Examples from further afield include:

  1. Furniture Village reduced their page load time by 20% resulting in a 10% increase in conversions9
  2. In 'Milliseconds Make Millions' Deloitte found that on average a 0.1s improvement in page speed leads to a 10% increase in conversions10

The bottom line is: Better site performance leads to increased conversions and revenue. Users that are not forced to wait behind loading spinners are less likely to 'bounce' (view a single page and then leave) and more likely to stick around and convert.

Vercel claim that 2022 will be their 'fastest year yet' and there are a bunch of high-performance features built into NextJS:

  1. SSR - As well as better SEO this can result in faster page 'time to visible'
  2. Code splitting - Javascript is automatically split between pages resulting in less data to download per page, causing them to load faster
  3. ISR - This stands for Incremental Static Regeneration and is a killer feature of NextJS. It allows you to build a static site and then periodically re-build pages with new data. This leads to a fast static site that can be delivered from the edge while still maintaining up to date content. This can be great in E-Commerce use cases where occasionally showing stale data is not too much of an issue.

The above features and more lead to Cruise Critic (a subsidiary of Tripadvisor) experiencing an 85% decrease in page download time after migrating to NextJS.11

Leveraging the built in performance features of NextJS leads to sites with excellent performance metrics, resulting in decreased user bounce rates and increased user conversion.

NextJS is built on top of React

Frontend web technology ages poorly, as a rule.

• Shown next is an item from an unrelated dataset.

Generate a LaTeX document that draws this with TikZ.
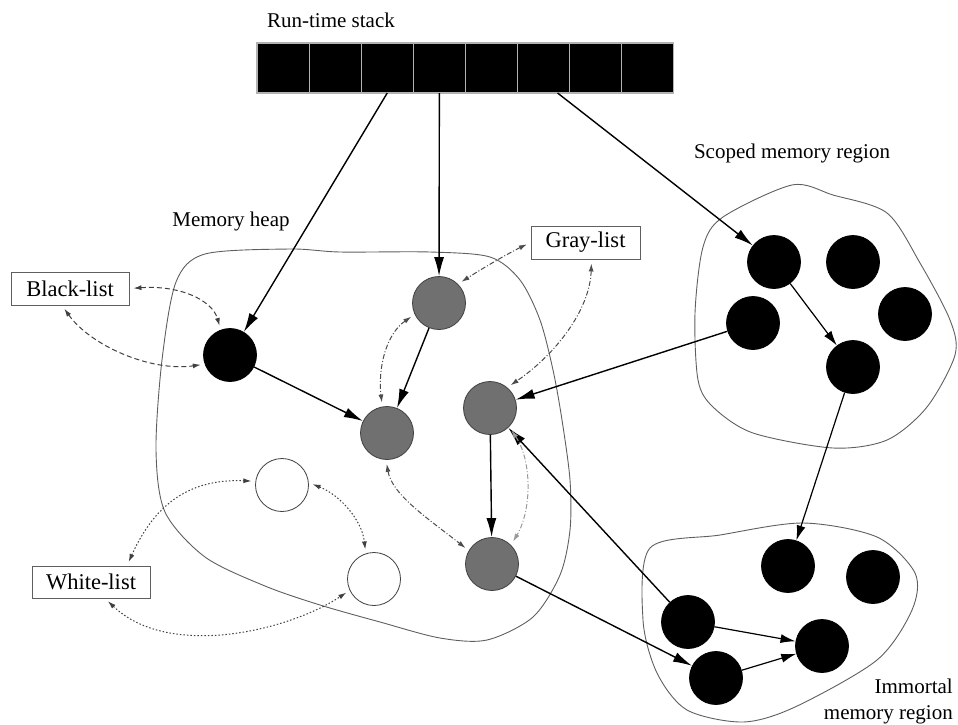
\documentclass[tikz,border=0pt]{standalone}
\usepackage{fontspec}
\setmainfont{Liberation Serif}
\usetikzlibrary{arrows.meta,calc}
\definecolor{nodegray}{RGB}{112,112,112}
\definecolor{linegray}{RGB}{95,95,95}
\begin{document}
\begin{tikzpicture}[x=1pt,y=-1pt,
  lbl/.style={font=\fontsize{21}{26}\selectfont, inner sep=0pt},
  listbox/.style={draw=linegray, line width=0.9pt, font=\fontsize{22.5}{26}\selectfont, minimum height=33pt, inner sep=0pt},
  cell/.style={draw=gray!60, fill=black, line width=1.2pt, minimum width=52.1pt, minimum height=50pt, inner sep=0pt, outer sep=0pt},
  obj/.style={circle, minimum size=53pt, inner sep=0pt, line width=0.8pt},
  blk/.style={obj, fill=black, draw=black},
  gry/.style={obj, fill=nodegray, draw=black!75},
  wht/.style={obj, fill=white, draw=black!75},
  region/.style={draw=linegray, line width=0.9pt},
  ref/.style={-{Latex[length=19pt,width=10pt]}, line width=1.4pt},
  sref/.style={-{Latex[length=15pt,width=9pt]}, line width=1.2pt},
  link/.style={{Latex[length=8pt,width=5pt]}-{Latex[length=8pt,width=5pt]}, line width=1pt, shorten >=4pt, shorten <=4pt},
  blink/.style={link, dash pattern=on 5pt off 3pt, draw=black!75},
  glink/.style={link, dash pattern=on 5pt off 2pt on 1pt off 2pt, draw=black!70},
  llink/.style={link, dash pattern=on 5pt off 2pt on 1pt off 2pt, draw=black!40},
  wlink/.style={link, dash pattern=on 1.5pt off 2pt, draw=black!75},
]
\useasboundingbox (0,0) rectangle (958,724);

% regions
\draw[region] plot[smooth cycle, tension=0.5] coordinates {
  (205,254) (290,249) (340,252) (430,252) (490,257) (520,280) (540,320) (553,370) (562,420)
  (570,480) (570,530) (560,575) (533,617) (487,640) (440,638) (380,622) (320,605)
  (265,586) (205,557) (165,512) (156,450) (162,360) (176,282)};
\draw[region] plot[smooth cycle, tension=0.5] coordinates {
  (792,185) (833,195) (887,213) (920,263) (950,320) (955,355) (927,407) (887,440)
  (833,448) (753,433) (713,407) (698,380) (695,313) (703,247) (723,217)};
\draw[region] plot[smooth cycle, tension=0.5] coordinates {
  (650,548) (720,535) (803,523) (877,537) (915,573) (912,610) (877,660) (795,707)
  (743,722) (687,710) (657,673) (643,620)};

% labels
\node[lbl] (rts) at (331,20) {Run-time stack};
\node[lbl] (mh) at (231,221) {Memory heap};
\node[lbl] (smr) at (792,153) {Scoped memory region};
\node[lbl, align=right, anchor=south east] (imm) at (953,724) {Immortal\\memory region};

% stack
\foreach \i in {1,...,8} \node[cell] (s\i) at ({257+52.1*(\i-0.5)},68) {};

% list boxes
\node[listbox, minimum width=118pt] (BL) at (70,288.5) {Black-list};
\node[listbox, minimum width=118pt, minimum height=32pt] (WL) at (91,582) {White-list};
\node[listbox, minimum width=109pt] (GL) at (585.5,242.5) {Gray-list};

% heap objects
\node[blk] (B1) at (230,355) {};
\node[gry] (G1) at (439,303) {};
\node[gry] (G3) at (387,433) {};
\node[gry] (G2) at (490,408) {};
\node[gry] (G4) at (492,564) {};
\node[wht] (W1) at (282,485) {};
\node[wht] (W2) at (374,579) {};

% scoped objects
\node[blk] (S1) at (774,262) {};
\node[blk] (S2) at (853,262) {};
\node[blk] (S3) at (753,323) {};
\node[blk] (S4) at (905,314) {};
\node[blk] (S5) at (853,367) {};

% immortal objects
\node[blk] (I3) at (788,566) {};
\node[blk] (I4) at (873,577) {};
\node[blk] (I1) at (688,622) {};
\node[blk] (I2) at (716,678) {};
\node[blk] (I5) at (822,646) {};

% references
\draw[ref] (s3.south) -- (B1);
\draw[ref] (s4.south) -- (G1);
\draw[ref] ([xshift=14pt]s6.south) -- (S1);
\draw[ref] (B1) -- (G3);
\draw[ref] (G1) -- (G3);
\draw[ref] (G2) -- (G4);
\draw[ref] (S3) -- (G2);
\draw[ref] (I1) -- (G2);
\draw[ref] (G4) -- (I2);
\draw[sref] (S1) -- (S5);
\draw[sref] (S5) -- (I3);
\draw[sref] (I1) -- (I5);
\draw[sref] (I2) -- (I5);

% black-list links
\draw[blink] (BL.east) .. controls (180,285) and (212,300) .. (B1.110);
\draw[blink] ([xshift=-8pt]BL.south) .. controls (90,345) and (150,372) .. (B1.200);

% gray-list links
\draw[glink] (GL.west) .. controls (505,255) and (480,270) .. (G1.45);
\draw[glink] ([xshift=6pt]GL.south) .. controls (590,310) and (555,355) .. (G2.50);
\draw[glink] (G1.205) .. controls (385,335) and (378,370) .. (G3.100);
\draw[glink] (G3.268) .. controls (392,495) and (430,520) .. (G4.150);
\draw[llink] (G2.-45) .. controls (532,460) and (532,510) .. (G4.45);

% white-list links
\draw[wlink] ([xshift=36pt]WL.north) .. controls (150,515) and (180,478) .. (W1.172);
\draw[wlink] ([xshift=14pt]WL.south) .. controls (170,660) and (290,630) .. (W2.205);
\draw[wlink] (W1.5) .. controls (340,495) and (362,520) .. (W2.108);
\end{tikzpicture}
\end{document}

The big 3 frontend frameworks today: React, Angular and Vue were only released in 2013, 2010 and 2015 respectively. It's important for businesses creating new web products today to back the right horses when it comes to the libraries and frameworks they use in order to prevent expensive migrations down the line when they fall out of vogue or become deprecated.

React is an excellent choice when it comes to staying power. The framework was built by Facebook and is still supported by a permanent team there. Over 10 million website use React12 including businesses like Uber, Instagram and the BBC. It also consistently leads in areas such as developer usage13, hiring trends14, and Google trends15.

Since NextJS is only a thin wrapper on top of React, React developers will find NextJS comfortably familiar. This allows a company to leverage the entire existing React support and hiring ecosystem, instead of the new training and hiring requirements that usually come with new technologies. It also makes migrating an existing React application a much easier task.

Built on the bedrock of React, companies using NextJS can be sure that the technology underlying it is popular and widely supported, bringing benefits in hiring, training and insuring against future migrations.

NextJS has a wealth of industry support

While React may be pretty future-proof, it's also important to measure the level of support for NextJS itself and the major players involved in its development. As mentioned in the introduction, NextJS is built by Vercel, a $2.5 billion company at last valuation. Vercel provide a permanent team working on NextJS, in addition to this NextJS is open source and receives contributions from the developer community. Google have also provided support from their own development team, improving the performance of the framework.

With big technology companies like Twitch, Hulu and Uber migrating to NextJS and a wealth of open source support, the future of NextJS seems secure even excluding Vercel.


For all the reasons listed above, NextJS has replaced React as my standard frontend of choice. I've seen the benefits it can bring to businesses in the E-Commerce space and other sectors with excellent performance and SEO benchmarks achieved on multiple projects. For your next project, strongly consider NextJS as your frontend solution.